Transcribe the full listing exactly, and drop every picture.

=== Dataset excerpt ===

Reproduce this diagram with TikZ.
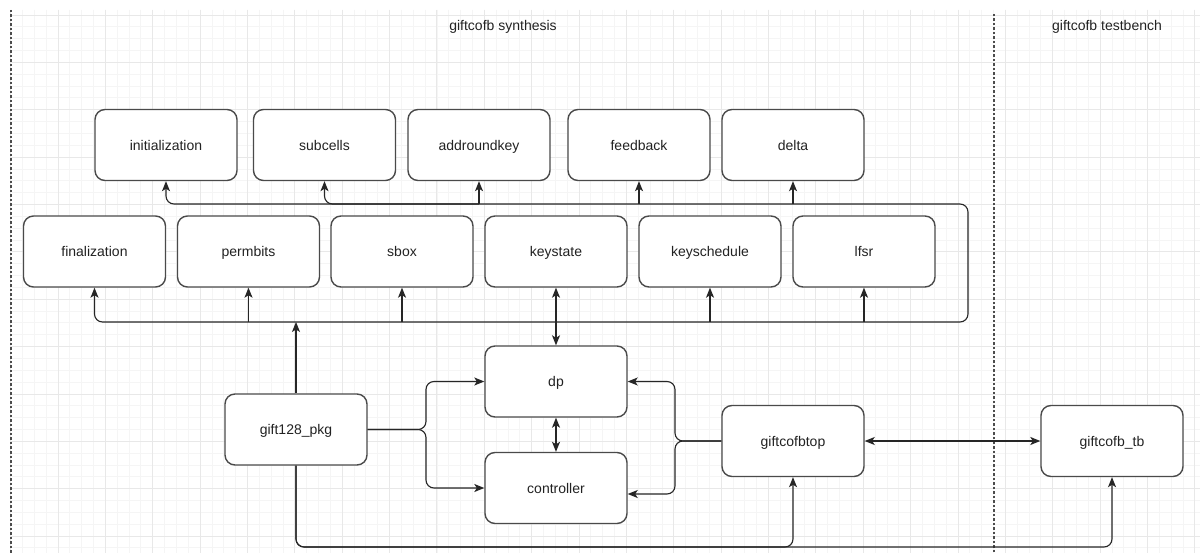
\documentclass[tikz,border=0pt]{standalone}
\usepackage{fontspec}
\setmainfont{Liberation Sans}
\usetikzlibrary{arrows.meta,calc}
\definecolor{gridminor}{HTML}{F5F5F5}
\definecolor{gridmajor}{HTML}{E8E8E8}
\definecolor{boxline}{HTML}{4A4A4A}
\definecolor{textcol}{HTML}{222222}
\begin{document}
\begin{tikzpicture}[x=1pt,y=-1pt,
  block/.style={draw=boxline,line width=1.4pt,rounded corners=10pt,fill=white,
    minimum width=142pt,minimum height=71pt,inner sep=0pt,
    text height=13pt,text depth=2pt,
    font=\fontsize{14}{16}\selectfont,text=textcol},
  conn/.style={draw=black!85,line width=1.1pt,rounded corners=8pt,
    -{Stealth[length=10pt,width=8pt,inset=2.5pt]}},
  biconn/.style={conn,{Stealth[length=10pt,width=8pt,inset=2.5pt]}-{Stealth[length=10pt,width=8pt,inset=2.5pt]}},
  minorline/.style={draw=gridminor,line width=0.8pt},
  majorline/.style={draw=gridmajor,line width=0.9pt},
  separator/.style={draw=black!70,line width=1.3pt,dash pattern=on 2.5pt off 2pt},
  title/.style={font=\fontsize{14}{16}\selectfont,text=textcol}]

\useasboundingbox (0,0) rectangle (1200,553);
\fill[white] (0,0) rectangle (1200,553);

% background grid
\begin{scope}
  \clip (10,10) rectangle (1200,553);
  \foreach \i in {0,...,101}
    \draw[minorline] ({10.6+11.842*\i},10) -- ({10.6+11.842*\i},553);
  \foreach \j in {0,...,46}
    \draw[minorline] (10,{15+11.842*\j}) -- (1200,{15+11.842*\j});
  \foreach \i in {0,...,25}
    \draw[majorline] ({10.6+47.37*\i},10) -- ({10.6+47.37*\i},553);
  \foreach \j in {0,...,11}
    \draw[majorline] (10,{15+47.37*\j}) -- (1200,{15+47.37*\j});
\end{scope}

% region separators and titles
\draw[separator] (11,10) -- (11,553);
\draw[separator] (994,14) -- (994,553);
\node[title] (synth) at (503,27) {giftcofb synthesis};
\node[title] (tbtitle) at (1107,27) {giftcofb testbench};

% blocks, upper row
\node[block] (initialization) at (166,145) {initialization};
\node[block] (subcells) at (324.5,145) {subcells};
\node[block] (addroundkey) at (479,145) {addroundkey};
\node[block] (feedback) at (639,145) {feedback};
\node[block] (delta) at (793,145) {delta};

% blocks, second row
\node[block] (finalization) at (94.5,251.5) {finalization};
\node[block] (permbits) at (248.5,251.5) {permbits};
\node[block] (sbox) at (402,251.5) {sbox};
\node[block] (keystate) at (556,251.5) {keystate};
\node[block] (keyschedule) at (710,251.5) {keyschedule};
\node[block] (lfsr) at (864,251.5) {lfsr};

% lower blocks
\node[block] (dp) at (556,381.5) {dp};
\node[block] (controller) at (556,488) {controller};
\node[block] (pkg) at (296,429.5) {gift128\_pkg};
\node[block] (top) at (793,441) {giftcofbtop};
\node[block] (tb) at (1112,441) {giftcofb\_tb};

% package bus
\coordinate (busBR) at (968,322);
\coordinate (busTR) at (968,204);
\draw[biconn] (finalization.south) |- (busBR) -- (busTR) -| (initialization.south);

\coordinate (bt2) at (addroundkey.south |- busTR);
\draw[conn] (bt2) -| (subcells.south);
\draw[conn] (bt2) -- (addroundkey.south);
\coordinate (bt4) at (feedback.south |- busTR);
\draw[conn] (bt4) -- (feedback.south);
\coordinate (bt5) at (delta.south |- busTR);
\draw[conn] (bt5) -- (delta.south);

\coordinate (bb2) at (permbits.south |- busBR);
\draw[conn] (bb2) -- (permbits.south);
\coordinate (bb3) at (sbox.south |- busBR);
\draw[conn] (bb3) -- (sbox.south);
\coordinate (bb5) at (keyschedule.south |- busBR);
\draw[conn] (bb5) -- (keyschedule.south);
\coordinate (bb6) at (lfsr.south |- busBR);
\draw[conn] (bb6) -- (lfsr.south);

\coordinate (bbpkg) at (pkg.north |- busBR);
\draw[conn] (pkg.north) -- (bbpkg);

% datapath and controller
\draw[biconn] (keystate.south) -- (dp.north);
\draw[biconn] (dp.south) -- (controller.north);

\coordinate (splitL) at (426,429.5);
\draw[conn] (pkg.east) -- (splitL) |- (dp.west);
\draw[conn] (pkg.east) -- (splitL) |- (controller.west);

\coordinate (splitR) at (675,441);
\coordinate (ctrlin) at ($(controller.east)+(0,6)$);
\draw[conn] (top.west) -- (splitR) |- (dp.east);
\draw[conn] (top.west) -- (splitR) |- (ctrlin);

% package to top level and testbench
\coordinate (botM) at (793,547);
\coordinate (botR) at (1112,547);
\draw[conn] (pkg.south) |- (botM) -- (top.south);
\draw[conn] (pkg.south) |- (botR) -- (tb.south);

\draw[biconn] (top.east) -- (tb.west);
\end{tikzpicture}
\end{document}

===

• [In response]
Reproduce this diagram with TikZ.
\documentclass[tikz,border=0pt]{standalone}
\usepackage{fontspec}
\setmainfont{Liberation Sans}
\usetikzlibrary{arrows.meta,calc}
\definecolor{gridminor}{HTML}{F5F5F5}
\definecolor{gridmajor}{HTML}{E8E8E8}
\definecolor{boxline}{HTML}{4A4A4A}
\definecolor{textcol}{HTML}{222222}
\begin{document}
\begin{tikzpicture}[x=1pt,y=-1pt,
  block/.style={draw=boxline,line width=1.4pt,rounded corners=10pt,fill=white,
    minimum width=142pt,minimum height=71pt,inner sep=0pt,
    text height=13pt,text depth=2pt,
    font=\fontsize{14}{16}\selectfont,text=textcol},
  conn/.style={draw=black!85,line width=1.1pt,rounded corners=8pt,
    -{Stealth[length=10pt,width=8pt,inset=2.5pt]}},
  biconn/.style={conn,{Stealth[length=10pt,width=8pt,inset=2.5pt]}-{Stealth[length=10pt,width=8pt,inset=2.5pt]}},
  minorline/.style={draw=gridminor,line width=0.8pt},
  majorline/.style={draw=gridmajor,line width=0.9pt},
  separator/.style={draw=black!70,line width=1.3pt,dash pattern=on 2.5pt off 2pt},
  title/.style={font=\fontsize{14}{16}\selectfont,text=textcol}]

\useasboundingbox (0,0) rectangle (1200,553);
\fill[white] (0,0) rectangle (1200,553);

% background grid
\begin{scope}
  \clip (10,10) rectangle (1200,553);
  \foreach \i in {0,...,101}
    \draw[minorline] ({10.6+11.842*\i},10) -- ({10.6+11.842*\i},553);
  \foreach \j in {0,...,46}
    \draw[minorline] (10,{15+11.842*\j}) -- (1200,{15+11.842*\j});
  \foreach \i in {0,...,25}
    \draw[majorline] ({10.6+47.37*\i},10) -- ({10.6+47.37*\i},553);
  \foreach \j in {0,...,11}
    \draw[majorline] (10,{15+47.37*\j}) -- (1200,{15+47.37*\j});
\end{scope}

% region separators and titles
\draw[separator] (11,10) -- (11,553);
\draw[separator] (994,14) -- (994,553);
\node[title] (synth) at (503,27) {giftcofb synthesis};
\node[title] (tbtitle) at (1107,27) {giftcofb testbench};

% blocks, upper row
\node[block] (initialization) at (166,145) {initialization};
\node[block] (subcells) at (324.5,145) {subcells};
\node[block] (addroundkey) at (479,145) {addroundkey};
\node[block] (feedback) at (639,145) {feedback};
\node[block] (delta) at (793,145) {delta};

% blocks, second row
\node[block] (finalization) at (94.5,251.5) {finalization};
\node[block] (permbits) at (248.5,251.5) {permbits};
\node[block] (sbox) at (402,251.5) {sbox};
\node[block] (keystate) at (556,251.5) {keystate};
\node[block] (keyschedule) at (710,251.5) {keyschedule};
\node[block] (lfsr) at (864,251.5) {lfsr};

% lower blocks
\node[block] (dp) at (556,381.5) {dp};
\node[block] (controller) at (556,488) {controller};
\node[block] (pkg) at (296,429.5) {gift128\_pkg};
\node[block] (top) at (793,441) {giftcofbtop};
\node[block] (tb) at (1112,441) {giftcofb\_tb};

% package bus
\coordinate (busBR) at (968,322);
\coordinate (busTR) at (968,204);
\draw[biconn] (finalization.south) |- (busBR) -- (busTR) -| (initialization.south);

\coordinate (bt2) at (addroundkey.south |- busTR);
\draw[conn] (bt2) -| (subcells.south);
\draw[conn] (bt2) -- (addroundkey.south);
\coordinate (bt4) at (feedback.south |- busTR);
\draw[conn] (bt4) -- (feedback.south);
\coordinate (bt5) at (delta.south |- busTR);
\draw[conn] (bt5) -- (delta.south);

\coordinate (bb2) at (permbits.south |- busBR);
\draw[conn] (bb2) -- (permbits.south);
\coordinate (bb3) at (sbox.south |- busBR);
\draw[conn] (bb3) -- (sbox.south);
\coordinate (bb5) at (keyschedule.south |- busBR);
\draw[conn] (bb5) -- (keyschedule.south);
\coordinate (bb6) at (lfsr.south |- busBR);
\draw[conn] (bb6) -- (lfsr.south);

\coordinate (bbpkg) at (pkg.north |- busBR);
\draw[conn] (pkg.north) -- (bbpkg);

% datapath and controller
\draw[biconn] (keystate.south) -- (dp.north);
\draw[biconn] (dp.south) -- (controller.north);

\coordinate (splitL) at (426,429.5);
\draw[conn] (pkg.east) -- (splitL) |- (dp.west);
\draw[conn] (pkg.east) -- (splitL) |- (controller.west);

\coordinate (splitR) at (675,441);
\coordinate (ctrlin) at ($(controller.east)+(0,6)$);
\draw[conn] (top.west) -- (splitR) |- (dp.east);
\draw[conn] (top.west) -- (splitR) |- (ctrlin);

% package to top level and testbench
\coordinate (botM) at (793,547);
\coordinate (botR) at (1112,547);
\draw[conn] (pkg.south) |- (botM) -- (top.south);
\draw[conn] (pkg.south) |- (botR) -- (tb.south);

\draw[biconn] (top.east) -- (tb.west);
\end{tikzpicture}
\end{document}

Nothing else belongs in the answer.